I could look at information on the wheat sold in several different locations, which is not what I'm looking for. Then again, I apparently don't understand how any of this works. I looked at some of the data on this site and am not sure what I'm looking at or if it is helpful at all.
Would it not make sense to have an average sale price for all wheat per bushel? That would be the average price at which, say, a December contract is going to close at.
It displays the wheat prices from various locations, but does not say which price corresponds to which contract. Again, I am not sure what to make of that data.
If anyone knows anything about how this all works, I'm quite curious and very baffled. Not only do I not understand, but I'm not sure what questions to ask or where to look to find the explanations I need.
First,there are multiple grain producers , selling their crops at different times in the futures market. Second, one producer doesn't necessarily sell all his wheat at one expiry and doesn't necessarily sell everything based on a forward contract( but on the cash market too ).It's a market ... Multiple parties trading at multiple times for multiple reasons...

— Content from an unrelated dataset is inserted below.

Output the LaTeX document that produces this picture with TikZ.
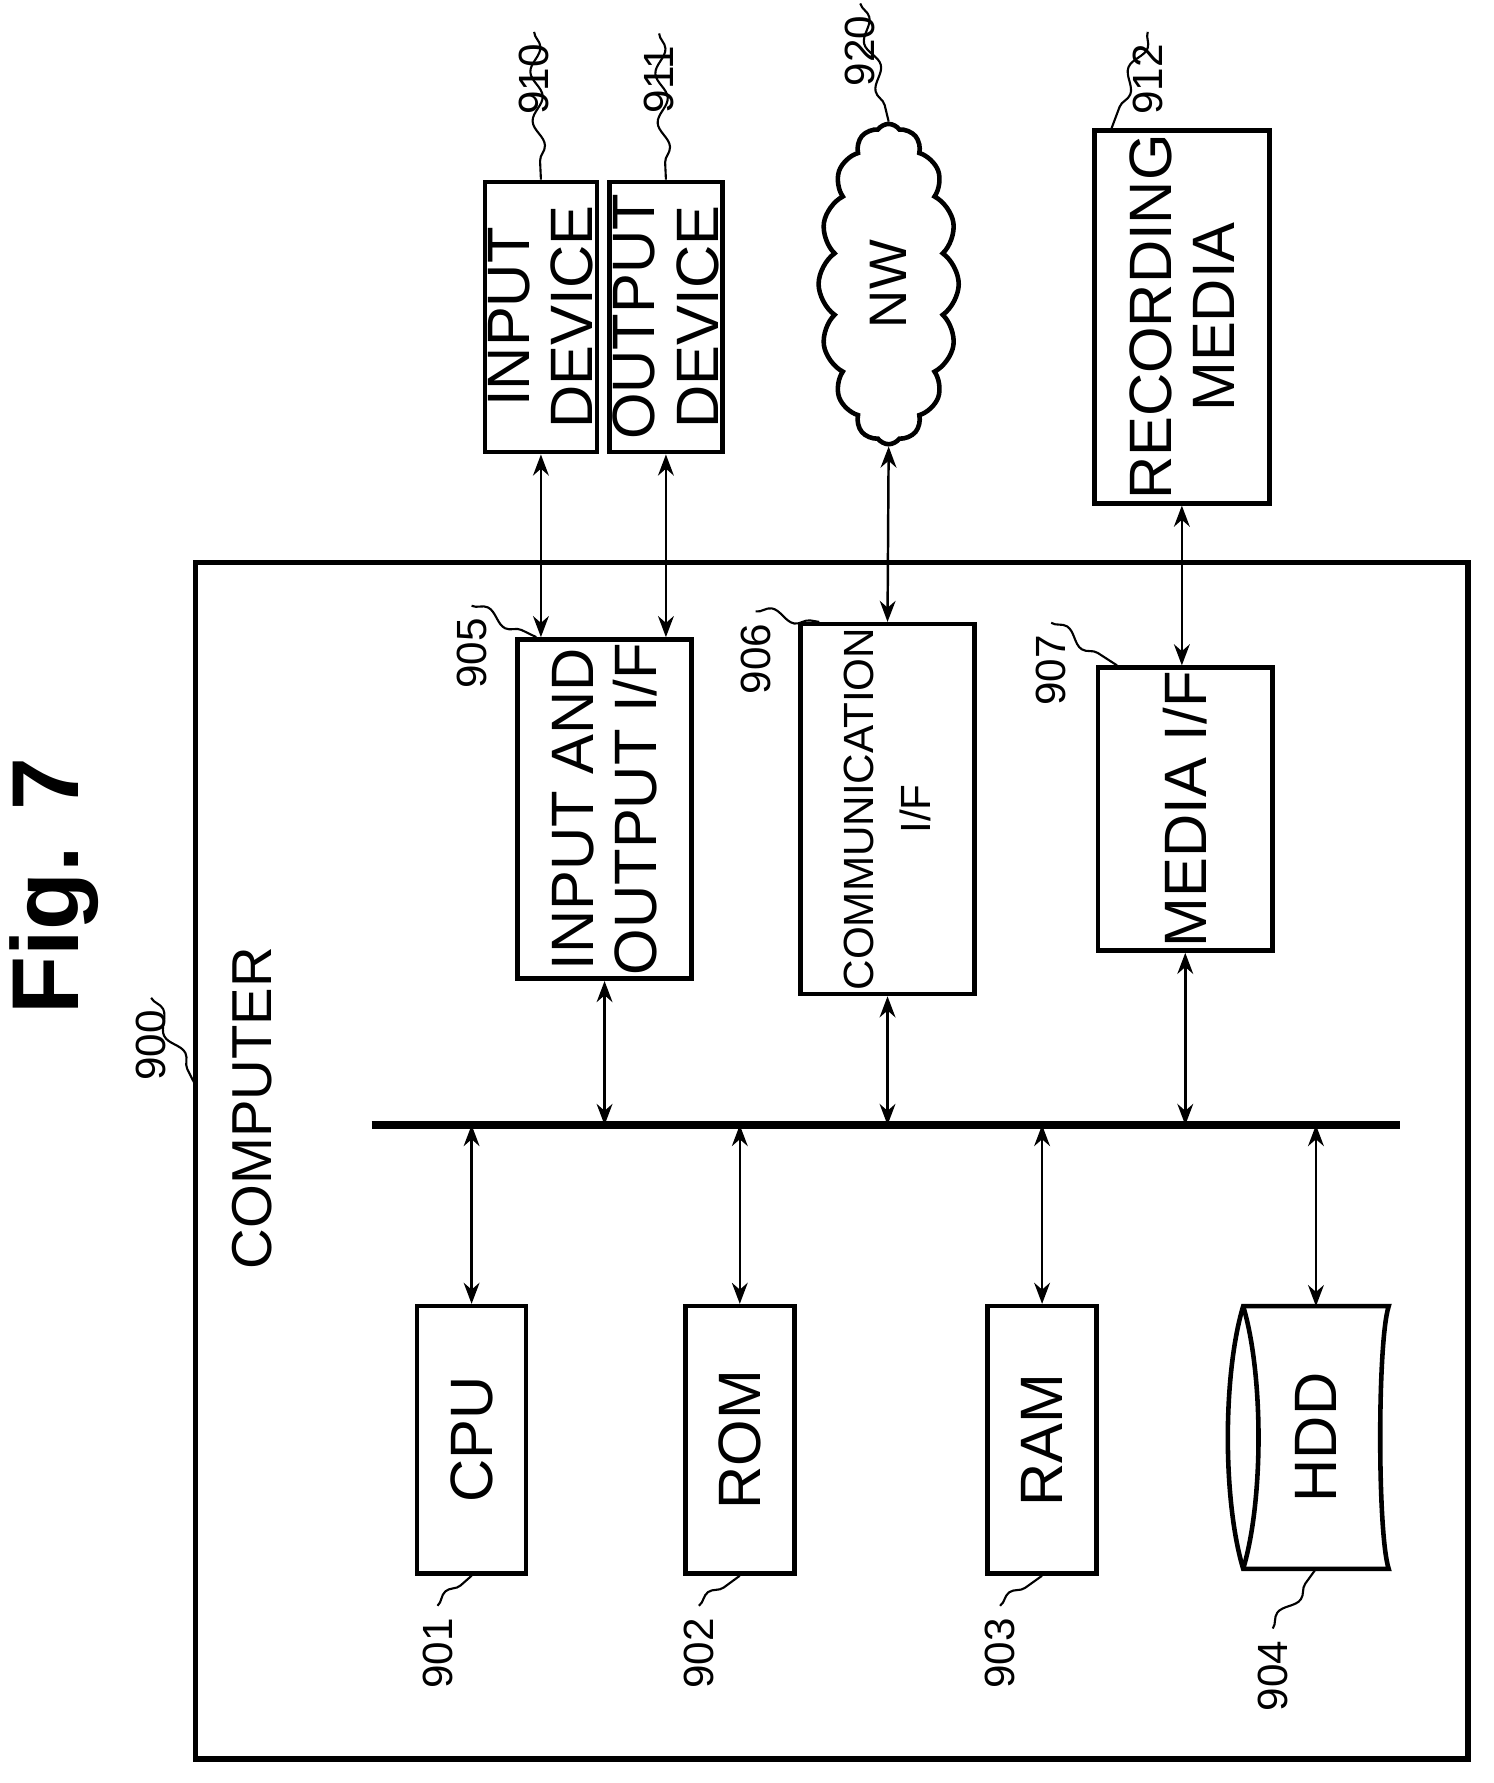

If the trade actually took place in the futures market, be it in the pit or electronically, the transaction will get printed. It should show in the T&S window.
Anyway, this sounds more like options than futures. Technically, I can give you a small premium (call it a goodwill gesture) in advance to pay $4 per bushel in June, even if wheat might trade above $4. You keep the premium no matter what and I have the right to either buy or simply walk away if I choose. This is options.
BTW how do you know $4 will be the settled price for June contract?
$4 is a purely hypothetical price. I'm just trying to understand how the market works.
First,there are multiple grain producers , trading at different times in the futures market. One producer doesn't necessarily sell all his wheat at one expiry and doesn't necessarily sell everything based on a forward contract.It's a market ... Multiple parties trading at multiple times for multiple reasons...
Okay, say we have grain producers A, B, and C. They are looking to make contracts for December 2013 Wheat for a certain portion of their grain.
A sets his contract at $5 per bushel, B at $6, and C at $7. So, the average price between the producers is $6 per bushel.
Is that more realistic? Or would a single grain producer set hundreds or thousands of contracts at various prices for the December '13 contract? Even so, one could average those prices and still arrive at the "Average Contract Expiration Price". Wouldn't such a price be immensely useful, especially as the expiration date of a contract approaches?